ВКонтакте
Электронный литературный журнал. Выходит один раз в месяц. Основан в апреле 2014 г.
№ 217 апрель 2024 г.
» » Сентябрьский обзор новинок переводной литературы

Сентябрьский обзор новинок переводной литературы

Дарья Лебедева

в е д у щ а я    к о л о н к и


Поэт, прозаик. Окончила исторический факультет МГПУ, студентка Литературного института. Журналист газеты «Книжное обозрение». Стихи, рассказы и эссе публиковались в журналах «Литературная учеба», «Дети Ра», «Урал», «Новая юность», в интернет-изданиях «Молоко», «Электронные пампасы», «Кольцо А», «Лиterraтура» и мн.др. Живёт и работает в Москве.
  • Швиттер М. Память золотой рыбки: рассказы / Пер. с нем. – М.: Текст, 2014. – 240 с
  • Аткинсон К. Музей моих тайн / Пер. с англ. Т. Боровиковой. – СПб.: Азбука, Азбука-Аттикус, 2014. – 448 с.
  • Фолкс С. И пели птицы… / Пер. с англ. С. Ильина. – М.: Синдбад, 2014. – 600 с.
  • Николс Д. Вопрос на десять баллов / Пер. с англ. Ю.Новикова. – СПб.: Азбука, Азбука-Аттикус, 2014. – 480 с.
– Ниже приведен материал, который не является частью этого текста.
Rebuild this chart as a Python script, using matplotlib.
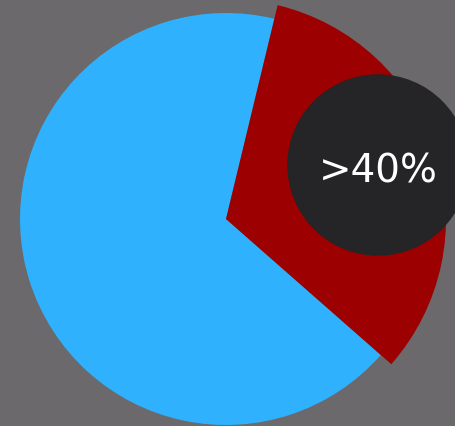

Память – ускользающая, тающая субстанция, то неуловимая, то обрушивающая на человека его прошлое в самый неподходящий момент. О памяти и прошлом написано много книг – и кажется, писатели никогда не перестанут исследовать это загадочное явление, его влияние на настоящее и будущее каждого из нас. Книга Моник Швиттер «Память золотой рыбки» водит читателя по лабиринтам личной памяти, герои романов Кейт Аткинсон и Себастьяна Фолкса пытаются обрести связь между собственной жизнью и памятью предшествующих поколений. Наконец, книга Дэвида Николса «Вопрос на десять баллов» переносит нас в то время, которое взрослый человек обычно либо старается забыть, либо вспоминает с легким чувством стыда и смущения. Швейцарская писательница Моник Швиттер пока не очень известна отечественному читателю: не считая единственной публикации в журнале «Иностранная литература», вышедший недавно сборник рассказов «Память золотой рыбки» – ее дебют в России. В Швейцарии она печатается с 2002 года, у нее вышло два сборника рассказов и роман «Уши без век». За первый сборник «А если снег, у крокодила…» писательница была отмечена премией Роберта Вальзера и поощрительной премией Шиллеровского общества. Все это не имело бы смысла, если бы не было честно заслужено – Моник Швиттер пишет действительно отличные рассказы. В них есть все – полнота бытия и легкая недосказанность, юмор и лирическая безысходность, причудливое преломление самых обычных бытовых происшествий в некое сюрреалистическое чудо, заставляющее задуматься о вечном и сложном прямо посреди кухни или трамвая. Легкий налет абсурда не лишает тексты Швиттер жестокой и бескомпромиссной реалистичности – она пишет об умирающей от рака подруге, пьющем отце, ребенке, лишившимся матери и жены – муже, о разводах, поисках бога, побегах в азартные игры или алкоголь. Все это, безусловно, происходит на самом деле – повсеместно и именно так, как она пишет. Но что-то важное присутствует в ее простых по форме и стилю текстах и возвышает их над заурядной констатацией фактов.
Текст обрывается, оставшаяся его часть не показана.